The Boy With Two Hearts opens in Kabul where Fariba, a married mother of three, makes a speech denouncing the Taliban. They order her to leave Afghanistan or to face execution. She clears off. This in itself seems strange. The death threat might easily have been lifted with the payment of a bribe but Fariba prefers to sell her house and to leave with her husband and sons in search of a nicer life. Their first stop is Moscow, where they spend six months living off funds provided by friends in Kabul. What a lovely jaunt for the family. Next they head to Germany, via Austria, and finally they reach Normandy, where they break into a truck and enter Britain illegally. Free healthcare is their goal: a family member has a dicky heart and the NHS will provide treatment without charge. That’s why they crossed the Channel rather than ending their journey in Germany or France.

There’s very little drama or heartache in this plodding yarn because the family have each other for emotional support and the troubles they face are minor. At one point they all squeeze into a car which feels a bit cramped. The back of their lorry is rather stuffy too. In Germany they’re forced to work by assembling pizza boxes, which is a bore but it’s hardly a life-changing crisis. In the course of their odyssey they discover the fate of less fortunate travellers. Money and valuables are taken by armed thieves. Females, especially little girls, are stolen from their guardians as a form of ‘tax’. One wonders what happens to these sex slaves. We don’t find out because the story wants to celebrate successful migrants who reach here with little hassle.

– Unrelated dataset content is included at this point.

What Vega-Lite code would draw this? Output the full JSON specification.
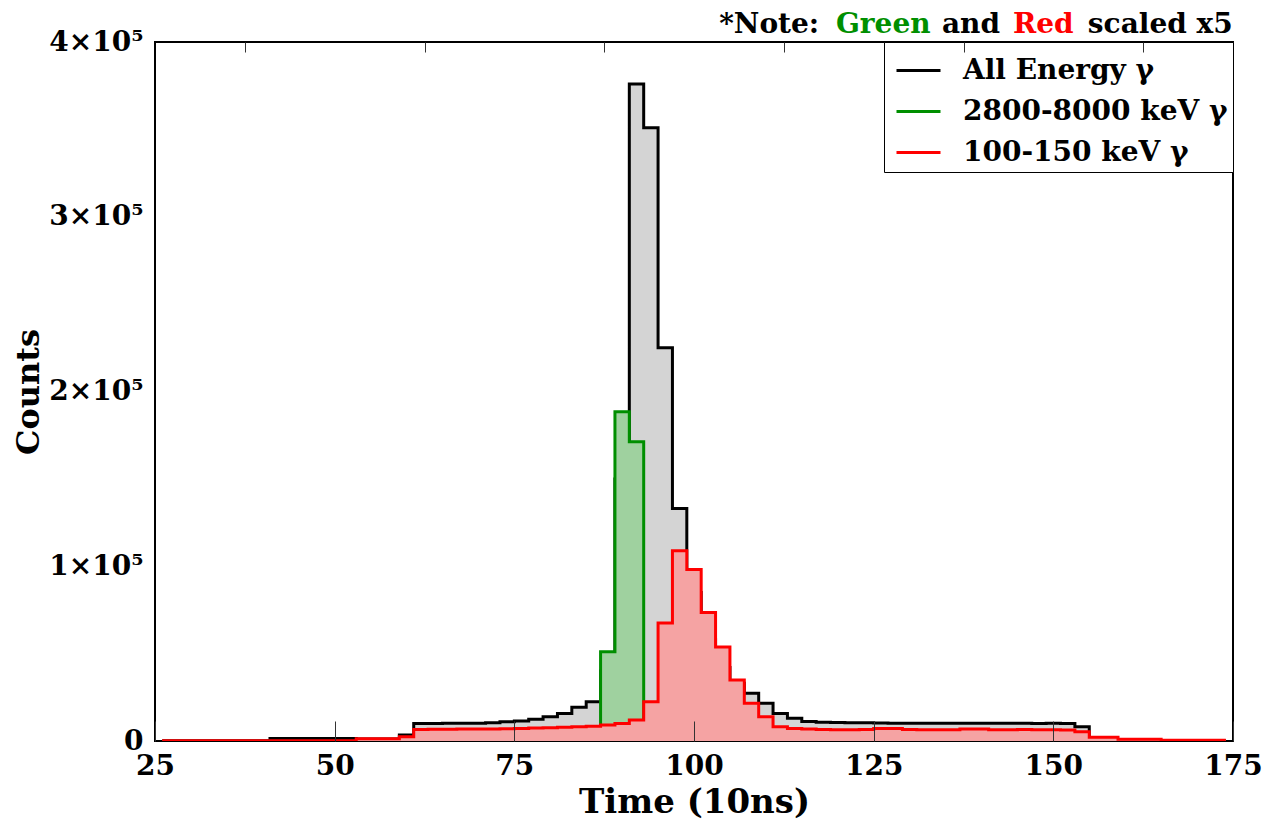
{
"$schema": "https://vega.github.io/schema/vega-lite/v6.json",
"width": 1078, "height": 699,
"autosize": {"type": "none"},
"padding": {"left": 155, "top": 42, "right": 38, "bottom": 81},
"background": "white",
"config": {"font": "DejaVu Serif", "view": {"stroke": "black", "strokeWidth": 2}},
"resolve": {"axis": {"x": "independent"}},
"datasets": {"h": [
{"t":26,"s":"A","c":150},{"t":28,"s":"A","c":150},{"t":30,"s":"A","c":150},{"t":32,"s":"A","c":150},{"t":34,"s":"A","c":150},{"t":36,"s":"A","c":150},{"t":38,"s":"A","c":150},{"t":40,"s":"A","c":150},
{"t":42,"s":"A","c":1500},{"t":44,"s":"A","c":1500},{"t":46,"s":"A","c":1500},{"t":48,"s":"A","c":1500},{"t":50,"s":"A","c":1500},{"t":52,"s":"A","c":1500},
{"t":54,"s":"A","c":1200},{"t":56,"s":"A","c":1200},{"t":58,"s":"A","c":1200},{"t":60,"s":"A","c":3400},
{"t":62,"s":"A","c":10000},{"t":64,"s":"A","c":10000},{"t":66,"s":"A","c":10100},{"t":68,"s":"A","c":10100},{"t":70,"s":"A","c":10200},{"t":72,"s":"A","c":10400},
{"t":74,"s":"A","c":11000},{"t":76,"s":"A","c":11500},{"t":78,"s":"A","c":12400},{"t":80,"s":"A","c":13900},{"t":82,"s":"A","c":15800},{"t":84,"s":"A","c":19300},{"t":86,"s":"A","c":22500},
{"t":88,"s":"A","c":40000},{"t":90,"s":"A","c":150000},{"t":92,"s":"A","c":376000},{"t":94,"s":"A","c":351000},{"t":96,"s":"A","c":225000},{"t":98,"s":"A","c":133000},
{"t":100,"s":"A","c":85000},{"t":102,"s":"A","c":58000},{"t":104,"s":"A","c":42000},{"t":106,"s":"A","c":33000},{"t":108,"s":"A","c":27300},{"t":110,"s":"A","c":21600},{"t":112,"s":"A","c":15800},{"t":114,"s":"A","c":13000},
{"t":116,"s":"A","c":11100},{"t":118,"s":"A","c":10800},{"t":120,"s":"A","c":10600},{"t":122,"s":"A","c":10500},{"t":124,"s":"A","c":10400},
{"t":126,"s":"A","c":10300},{"t":128,"s":"A","c":10200},{"t":130,"s":"A","c":10200},{"t":132,"s":"A","c":10100},{"t":134,"s":"A","c":10200},{"t":136,"s":"A","c":10100},{"t":138,"s":"A","c":10200},{"t":140,"s":"A","c":10100},{"t":142,"s":"A","c":10100},{"t":144,"s":"A","c":10200},{"t":146,"s":"A","c":10100},{"t":148,"s":"A","c":10000},{"t":150,"s":"A","c":10100},{"t":152,"s":"A","c":10000},
{"t":154,"s":"A","c":8200},{"t":156,"s":"A","c":500},{"t":158,"s":"A","c":300},
{"t":160,"s":"A","c":150},{"t":162,"s":"A","c":150},{"t":164,"s":"A","c":150},{"t":166,"s":"A","c":150},{"t":168,"s":"A","c":150},{"t":170,"s":"A","c":150},{"t":172,"s":"A","c":150},{"t":174,"s":"A","c":150},
{"t":86,"s":"G","c":0},{"t":88,"s":"G","c":51100},{"t":90,"s":"G","c":188400},{"t":92,"s":"G","c":171300},{"t":94,"s":"G","c":0},
{"t":26,"s":"R","c":200},{"t":28,"s":"R","c":200},{"t":30,"s":"R","c":200},{"t":32,"s":"R","c":200},{"t":34,"s":"R","c":200},{"t":36,"s":"R","c":200},{"t":38,"s":"R","c":200},{"t":40,"s":"R","c":200},{"t":42,"s":"R","c":200},{"t":44,"s":"R","c":200},{"t":46,"s":"R","c":200},{"t":48,"s":"R","c":200},{"t":50,"s":"R","c":200},{"t":52,"s":"R","c":200},
{"t":54,"s":"R","c":1300},{"t":56,"s":"R","c":1300},{"t":58,"s":"R","c":1300},{"t":60,"s":"R","c":2500},
{"t":62,"s":"R","c":6600},{"t":64,"s":"R","c":6700},{"t":66,"s":"R","c":6700},{"t":68,"s":"R","c":6800},{"t":70,"s":"R","c":6800},{"t":72,"s":"R","c":6900},{"t":74,"s":"R","c":7000},{"t":76,"s":"R","c":7200},{"t":78,"s":"R","c":7400},{"t":80,"s":"R","c":7600},{"t":82,"s":"R","c":7900},{"t":84,"s":"R","c":8200},{"t":86,"s":"R","c":8400},{"t":88,"s":"R","c":9200},{"t":90,"s":"R","c":10000},{"t":92,"s":"R","c":12000},
{"t":94,"s":"R","c":22500},{"t":96,"s":"R","c":67500},{"t":98,"s":"R","c":108900},{"t":100,"s":"R","c":98200},{"t":102,"s":"R","c":73500},{"t":104,"s":"R","c":53800},{"t":106,"s":"R","c":34900},{"t":108,"s":"R","c":21600},{"t":110,"s":"R","c":13900},{"t":112,"s":"R","c":8200},{"t":114,"s":"R","c":7200},
{"t":116,"s":"R","c":6800},{"t":118,"s":"R","c":6600},{"t":120,"s":"R","c":6500},{"t":122,"s":"R","c":6500},{"t":124,"s":"R","c":6600},{"t":126,"s":"R","c":7100},{"t":128,"s":"R","c":7200},{"t":130,"s":"R","c":6600},{"t":132,"s":"R","c":6400},{"t":134,"s":"R","c":6400},{"t":136,"s":"R","c":6500},{"t":138,"s":"R","c":6800},{"t":140,"s":"R","c":6900},{"t":142,"s":"R","c":6500},{"t":144,"s":"R","c":6400},{"t":146,"s":"R","c":6600},{"t":148,"s":"R","c":6500},{"t":150,"s":"R","c":6400},{"t":152,"s":"R","c":6300},
{"t":154,"s":"R","c":5300},{"t":156,"s":"R","c":2100},{"t":158,"s":"R","c":2100},{"t":160,"s":"R","c":1000},{"t":162,"s":"R","c":1000},{"t":164,"s":"R","c":1000},
{"t":166,"s":"R","c":400},{"t":168,"s":"R","c":400},{"t":170,"s":"R","c":400},{"t":172,"s":"R","c":400},{"t":174,"s":"R","c":400}
]},
"layer": [
 {"data": {"name": "h"},
  "encoding": {
  "x": {"field": "t", "type": "quantitative",
    "scale": {"domain": [25, 175], "nice": false, "zero": false},
    "axis": {"values": [25,50,75,100,125,150,175], "format": "d", "labelFlush": false, "labelOverlap": false, "offset": -20,
      "ticks": true, "tickSize": 20, "tickColor": "#333333", "tickWidth": 1, "domain": false, "grid": false, "zindex": 2,
      "labelFont": "DejaVu Serif", "labelFontSize": 28, "labelFontWeight": "bold", "labelColor": "black", "labelPadding": 11,
      "title": "Time (10ns)", "titleFont": "DejaVu Serif", "titleFontSize": 34, "titleFontWeight": "bold", "titleColor": "black",
      "titleY": 81, "titleBaseline": "middle"}},
  "y": {"field": "c", "type": "quantitative",
    "scale": {"domain": [0, 400000], "nice": false},
    "axis": {"values": [0,100000,200000,300000,400000],
      "labelExpr": "datum.value === 0 ? '0' : format(datum.value/100000, 'd') + '×10⁵'",
      "ticks": false, "domain": false, "grid": false,
      "labelFont": "DejaVu Serif", "labelFontSize": 28, "labelFontWeight": "bold", "labelColor": "black", "labelPadding": 12,
      "title": "Counts", "titleFont": "DejaVu Serif", "titleFontSize": 32, "titleFontWeight": "bold", "titleColor": "black",
      "titleX": -127, "titleY": 349.5, "titleAngle": -90, "titleBaseline": "middle", "titleAlign": "center"}}
  },
  "layer": [
  {"transform": [{"filter": "datum.s === 'A'"}], "mark": {"type": "area", "interpolate": "step", "fill": "#d4d4d4", "fillOpacity": 1}},
  {"transform": [{"filter": "datum.s === 'A'"}], "mark": {"type": "line", "interpolate": "step", "strokeWidth": 3, "strokeJoin": "miter", "clip": true},
   "encoding": {"stroke": {"field": "s", "type": "nominal",
     "scale": {"domain": ["A","G","R"], "range": ["#000000","#008f00","#ff0000"]},
     "legend": {"title": null, "orient": "top-right", "offset": 0, "symbolType": "stroke", "symbolSize": 1936, "symbolStrokeWidth": 3, "symbolOffset": 6,
       "labelFont": "DejaVu Serif", "labelFontSize": 28, "labelFontWeight": "bold", "labelColor": "black", "labelOffset": 21, "labelLimit": 500,
       "rowPadding": 3, "padding": 5, "fillColor": "white", "strokeColor": "black",
       "labelExpr": "datum.label === 'A' ? 'All Energy γ' : datum.label === 'G' ? '2800-8000 keV γ' : '100-150 keV γ'"}}}},
  {"transform": [{"filter": "datum.s === 'G'"}], "mark": {"type": "area", "interpolate": "step", "fill": "#9fd19f", "fillOpacity": 1}},
  {"transform": [{"filter": "datum.s === 'G'"}], "mark": {"type": "line", "interpolate": "step", "strokeWidth": 3, "strokeJoin": "miter", "clip": true},
   "encoding": {"stroke": {"field": "s", "type": "nominal", "scale": {"domain": ["A","G","R"], "range": ["#000000","#008f00","#ff0000"]}}}},
  {"transform": [{"filter": "datum.s === 'R'"}], "mark": {"type": "area", "interpolate": "step", "fill": "#f5a3a3", "fillOpacity": 1}},
  {"transform": [{"filter": "datum.s === 'R'"}], "mark": {"type": "line", "interpolate": "step", "strokeWidth": 3, "strokeJoin": "miter", "clip": true},
   "encoding": {"stroke": {"field": "s", "type": "nominal", "scale": {"domain": ["A","G","R"], "range": ["#000000","#008f00","#ff0000"]}}}}
  ]
 },
 {"data": {"values": [{"w": "*Note:"}]}, "mark": {"type": "text", "align": "left", "baseline": "alphabetic", "dy": -9, "font": "DejaVu Serif", "fontSize": 28, "fontWeight": "bold", "fill": "black"},
  "encoding": {"text": {"field": "w"},
   "x": {"datum": 103.5, "type": "quantitative",
     "axis": {"values": [37.5,62.5,87.5,112.5,137.5,162.5], "labels": false, "title": null, "domain": false, "grid": false, "offset": -10,
       "ticks": true, "tickSize": 10, "tickColor": "#333333", "tickWidth": 1, "zindex": 2}},
   "y": {"datum": 400000, "type": "quantitative"}}},
 {"data": {"values": [{"w": "Green"}]}, "mark": {"type": "text", "align": "left", "baseline": "alphabetic", "dy": -9, "font": "DejaVu Serif", "fontSize": 28, "fontWeight": "bold", "fill": "#008f00"},
  "encoding": {"text": {"field": "w"}, "x": {"datum": 119.75, "type": "quantitative", "axis": null}, "y": {"datum": 400000, "type": "quantitative"}}},
 {"data": {"values": [{"w": "and"}]}, "mark": {"type": "text", "align": "left", "baseline": "alphabetic", "dy": -9, "font": "DejaVu Serif", "fontSize": 28, "fontWeight": "bold", "fill": "black"},
  "encoding": {"text": {"field": "w"}, "x": {"datum": 134.5, "type": "quantitative", "axis": null}, "y": {"datum": 400000, "type": "quantitative"}}},
 {"data": {"values": [{"w": "Red"}]}, "mark": {"type": "text", "align": "left", "baseline": "alphabetic", "dy": -9, "font": "DejaVu Serif", "fontSize": 28, "fontWeight": "bold", "fill": "#ff0000"},
  "encoding": {"text": {"field": "w"}, "x": {"datum": 144.38, "type": "quantitative", "axis": null}, "y": {"datum": 400000, "type": "quantitative"}}},
 {"data": {"values": [{"w": "scaled x5"}]}, "mark": {"type": "text", "align": "left", "baseline": "alphabetic", "dy": -9, "font": "DejaVu Serif", "fontSize": 28, "fontWeight": "bold", "fill": "black"},
  "encoding": {"text": {"field": "w"}, "x": {"datum": 154.8, "type": "quantitative", "axis": null}, "y": {"datum": 400000, "type": "quantitative"}}}
]
}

Several uncomfortable truths are concealed by this play. People in the Third World will never overthrow dictators while an easy route to the West exists. Policies that favour migration have created an intercontinental slave route, or trans-Asia rape trek, or whatever you want to call it, which governments and charities know all about. They use the word ‘compassion’ to describe their encouragement of sex traffickers, cut-throats and child abductors. This play is set in 2000 when it was still worth coming to the UK to avoid Islamist despots. But if Fariba had left Afghanistan last month and settled in Tower Hamlets (where this column is being written), she’d have found thousands of Muslim women walking the streets in the full-length body-robe that she protested against in Kabul. She might as well have stayed put.